[Start of Records provided]

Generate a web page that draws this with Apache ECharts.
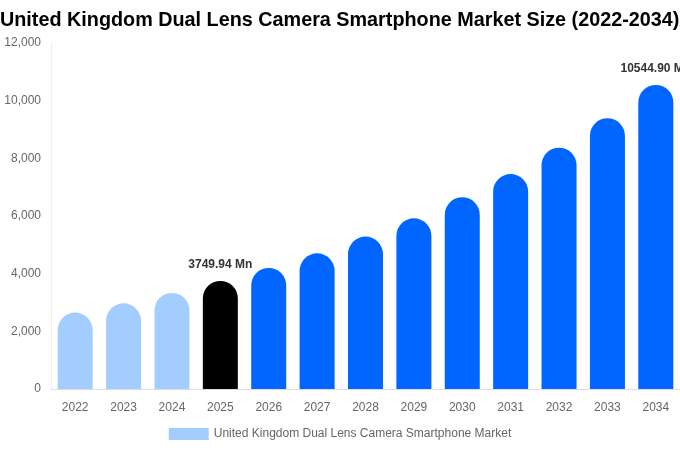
<!DOCTYPE html>
<html lang="en">
<head>
    <meta charset="UTF-8">
    <title>United Kingdom Dual Lens Camera Smartphone Market Size</title>
    <script src="https://cdn.jsdelivr.net/npm/echarts@6/dist/echarts.min.js"></script>
    <style>
        html, body { margin: 0; padding: 0; background: #fff; }
        #chart { width: 680px; height: 450px; }
    </style>
</head>
<body>
<div id="chart"></div>
<script>
    var years = ['2022', '2023', '2024', '2025', '2026', '2027', '2028', '2029', '2030', '2031', '2032', '2033', '2034'];
    var marketSize = [2650, 2970, 3330, 3749.94, 4200, 4705, 5285, 5920, 6650, 7455, 8370, 9390, 10544.90];
    var yTicks = [0, 2000, 4000, 6000, 8000, 10000, 12000];
    var seriesName = 'United Kingdom Dual Lens Camera Smartphone Market';
    var labelledYears = ['2025', '2034'];

    function barColor(i) {
        var y = +years[i];
        if (y < 2025) return '#a3cdfe';
        if (y === 2025) return '#000000';
        return '#0066ff';
    }

    var chart = echarts.init(document.getElementById('chart'));

    var option = {
        animation: false,
        title: {
            text: 'United Kingdom Dual Lens Camera Smartphone Market Size (2022-2034)',
            left: 0,
            top: 11,
            padding: 0,
            textStyle: {fontFamily: 'Liberation Sans', fontSize: 19.8, fontWeight: 'bold', color: '#000'}
        },
        legend: {
            bottom: 5,
            left: 'center',
            icon: 'rect',
            itemWidth: 40,
            itemHeight: 12,
            itemGap: 6,
            textStyle: {fontFamily: 'Liberation Sans', fontSize: 12, color: '#666'},
            data: [{name: seriesName, itemStyle: {color: '#a3cdfe'}}]
        },
        grid: {left: 51, right: 0, top: 43, bottom: 61},
        xAxis: {
            type: 'category',
            data: years,
            axisLine: {lineStyle: {color: '#ddd'}},
            axisTick: {show: false},
            axisLabel: {fontFamily: 'Liberation Sans', fontSize: 12, color: '#666', margin: 13}
        },
        yAxis: {
            type: 'value',
            min: yTicks[0],
            max: yTicks[yTicks.length - 1],
            interval: yTicks[1] - yTicks[0],
            axisLine: {show: true, lineStyle: {color: '#eee'}},
            axisTick: {show: false},
            splitLine: {show: false},
            axisLabel: {
                fontFamily: 'Liberation Sans', fontSize: 12, color: '#666', margin: 10,
                formatter: function (v) { return v.toLocaleString('en-US'); }
            }
        },
        series: [{
            name: seriesName,
            type: 'bar',
            barWidth: 35,
            data: marketSize.map(function (v, i) {
                var item = {value: v, itemStyle: {color: barColor(i), borderRadius: [17.5, 17.5, 0, 0]}};
                if (labelledYears.indexOf(years[i]) >= 0) {
                    item.label = {
                        show: true,
                        position: 'top',
                        distance: 10,
                        formatter: function (p) { return p.value.toFixed(2) + ' Mn'; },
                        fontFamily: 'Liberation Sans',
                        fontSize: 12,
                        fontWeight: 'bold',
                        color: '#333'
                    };
                }
                return item;
            })
        }]
    };

    chart.setOption(option);
</script>
</body>
</html>
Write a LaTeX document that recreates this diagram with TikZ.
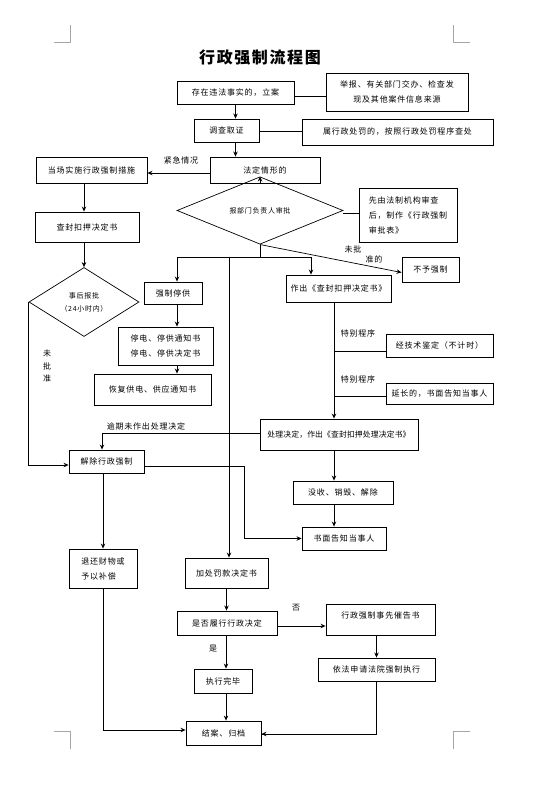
\documentclass[tikz,border=0pt]{standalone}
\usepackage{fontspec}
\setmainfont{Noto Sans CJK SC}[LetterSpace=10]
\usetikzlibrary{shapes.geometric,arrows.meta}

\tikzset{
  box/.style 2 args={draw,line width=0.9pt,minimum width=#1pt,minimum height=#2pt,
    inner sep=1pt,align=center,font=\fontsize{8}{15}\selectfont},
  choice/.style 2 args={draw,diamond,line width=0.7pt,minimum width=#1pt,minimum height=#2pt,
    inner sep=0pt,align=center,font=\fontsize{7}{13}\selectfont},
  note/.style={inner sep=0pt,font=\fontsize{8}{12.5}\selectfont},
  link/.style={line width=0.7pt,->},
  plain/.style={line width=0.7pt},
  corner/.style={gray!70,line width=0.6pt}
}

\begin{document}
\begin{tikzpicture}[x=1pt,y=-1pt,>={Stealth[length=5pt,width=4.5pt]}]
\useasboundingbox (0,0) rectangle (558,791);
\fill[white] (0,0) rectangle (558,791);

% page corners
\draw[corner] (54,42) -- (70,42) -- (70,25);
\draw[corner] (470,42) -- (453,42) -- (453,25);
\draw[corner] (54,731) -- (70,731) -- (70,749);
\draw[corner] (470,731) -- (453,731) -- (453,749);

\node[font=\fontsize{16}{16}\selectfont\bfseries] (title) at (260,57) {行政强制流程图};

% main column
\node[box={117}{23}] (case) at (235.5,92.5) {存在违法事实的，立案};
\node[box={142}{38}] (source) at (397,92) {举报、有关部门交办、检查发\\现及其他案件信息来源};
\node[box={65}{23}] (invest) at (226.5,130.5) {调查取证};
\node[box={191}{26}] (penalty) at (397.5,132) {属行政处罚的，按照行政处罚程序查处};
\node[box={111}{26}] (onsite) at (91.5,170) {当场实施行政强制措施};
\node[box={110}{26}] (legal) at (265,170) {法定情形的};
\node[choice={166}{37}] (approve) at (260,210.5) {报部门负责人审批};
\node[box={98}{54},align=left] (review) at (408,215) {先由法制机构审查\\后，制作《行政强制\\审批表》};
\node[box={104}{30}] (seal) at (87,227) {查封扣押决定书};
\node[choice={110}{69}] (report) at (84,302) {事后报批\\（24小时内）};
\node[box={57}{25}] (refuse) at (430.5,269.5) {不予强制};

% branches below the approval
\node[box={58}{22}] (stop) at (173,293) {强制停供};
\node[box={95}{38}] (notice) at (165.5,346) {停电、停供通知书\\停电、停供决定书};
\node[box={117}{31}] (restore) at (152.5,389.5) {恢复供电、供应通知书};
\node[box={105}{27}] (decide) at (338.5,288.5) {作出《查封扣押决定书》};
\node[box={107}{23}] (tech) at (439.5,345.5) {经技术鉴定（不计时）};
\node[box={107}{21}] (extend) at (439.5,394) {延长的，书面告知当事人};
\node[box={158}{31},font=\fontsize{7.8}{15}\selectfont\addfontfeatures{LetterSpace=2}] (handle) at (339,434.5) {处理决定，作出《查封扣押处理决定书》};
\node[box={75}{23}] (release) at (106.5,461.5) {解除行政强制};
\node[box={100}{23}] (confisc) at (343,492.5) {没收、销毁、解除};
\node[box={84}{23}] (inform) at (344,538.5) {书面告知当事人};
\node[box={68}{39},align=left] (refund) at (103,568.5) {退还财物或\\予以补偿};

% fines and enforcement
\node[box={83}{30}] (fine) at (226.5,573) {加处罚款决定书};
\node[box={100}{24}] (perform) at (227,623) {是否履行行政决定};
\node[box={109}{31},text depth=9pt] (urge) at (380.5,619.5) {行政强制事先催告书};
\node[box={117}{23}] (court) at (376.5,669.5) {依法申请法院强制执行};
\node[box={58}{24}] (done) at (223,681) {执行完毕};
\node[box={75}{24}] (close) at (223.5,733) {结案、归档};

% labels on the lines
\node[note] (lurgent) at (181,160) {紧急情况};
\node[note] (lnot1) at (353,249) {未批};
\node[note] (lnot2) at (374,259) {准的};
\node[note] (lspec1) at (358,333) {特别程序};
\node[note] (lspec2) at (358,379) {特别程序};
\node[note] (loverdue) at (146,426) {逾期未作出处理决定};
\node[note,align=center] (lnot3) at (47,366) {未\\批\\准};
\node[note] (lno) at (296,608) {否};
\node[note] (lyes) at (213,649) {是};

% split points
\coordinate (bar) at (260,257);
\coordinate (barL) at (177,257);
\coordinate (barM) at (229,257);
\coordinate (barR) at (311,257);
\coordinate (spine) at (334,302);

% connectors
\draw[plain] ([yshift=-3.5pt]case.east) -- ([yshift=-3.5pt]case.east -| source.west);
\draw[link] (case.south) -- (case.south |- invest.north);
\draw[plain] ([yshift=-1pt]invest.east) -- ([yshift=-1pt]invest.east -| penalty.west);
\draw[link] (case.south |- invest.south) -- (case.south |- legal.north);
\draw[link] ([yshift=-3pt]legal.west) -- ([yshift=-3pt]legal.west -| onsite.east);
\draw[link] (approve.north |- legal.south) -- (approve.north);
\draw[plain] ([yshift=-2.5pt]approve.east) -- ([yshift=-2.5pt]approve.east -| review.west);
\draw[link] (approve.south) -- ([yshift=-3pt]refuse.west);
\draw[plain] (approve.south) -- (bar);
\draw[plain] (barL) -- (barR);
\draw[link] (barL) -- (barL |- stop.north);
\draw[link] (barR) -- (barR |- decide.north);
\draw[link] (barM) -- (barM |- fine.north);
\draw[link] (report.north |- onsite.south) -- (report.north |- seal.north);
\draw[link] (report.north |- seal.south) -- (report.north);
\draw[link] (barL |- stop.south) -- (barL |- notice.north);
\draw[link] (barL |- notice.south) -- (barL |- restore.north);
\draw[link] (spine) -- (spine |- handle.north);
\draw[plain] ([yshift=-5.5pt]tech.west -| spine) -- ([yshift=-5.5pt]tech.west);
\draw[plain] ([yshift=-2pt]extend.west -| spine) -- ([yshift=-2pt]extend.west);
\draw[link] ([yshift=1.5pt]handle.west) -| ([xshift=-4.5pt]release.north);
\draw[link] (report.west) |- ([yshift=-3.5pt]release.west);
\draw[link] ([yshift=-4.5pt]release.east) -- ++(100,0) |- (inform.west);
\draw[link] (spine |- handle.south) -- (spine |- confisc.north);
\draw[link] (spine |- confisc.south) -- (spine |- inform.north);
\draw[link] (refund.north |- release.south) -- (refund.north);
\draw[link] (refund.south) |- ([yshift=3pt]close.west);
\draw[link] (fine.south) -- (fine.south |- perform.north);
\draw[link] ([yshift=-3pt]perform.east) -- ([yshift=-3pt]perform.east -| urge.west);
\draw[link] (court.north |- urge.south) -- (court.north);
\draw[link] ([xshift=-1pt]perform.south) -- ([xshift=-1pt]perform.south |- done.north);
\draw[link] ([xshift=-1pt]perform.south |- done.south) -- ([xshift=-1pt]perform.south |- close.north);
\draw[plain] (court.south) |- ([yshift=-1pt]close.east);
\draw[->,line width=0.7pt] ([yshift=-1pt]close.east -| court.south) -- ([yshift=-1pt]close.east);
\end{tikzpicture}
\end{document}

[End of Records provided]

To be done: Where a line in the material above holds "this", copy that line.

Task result:
Generate a web page that draws this with Apache ECharts.
Write a LaTeX document that recreates this diagram with TikZ.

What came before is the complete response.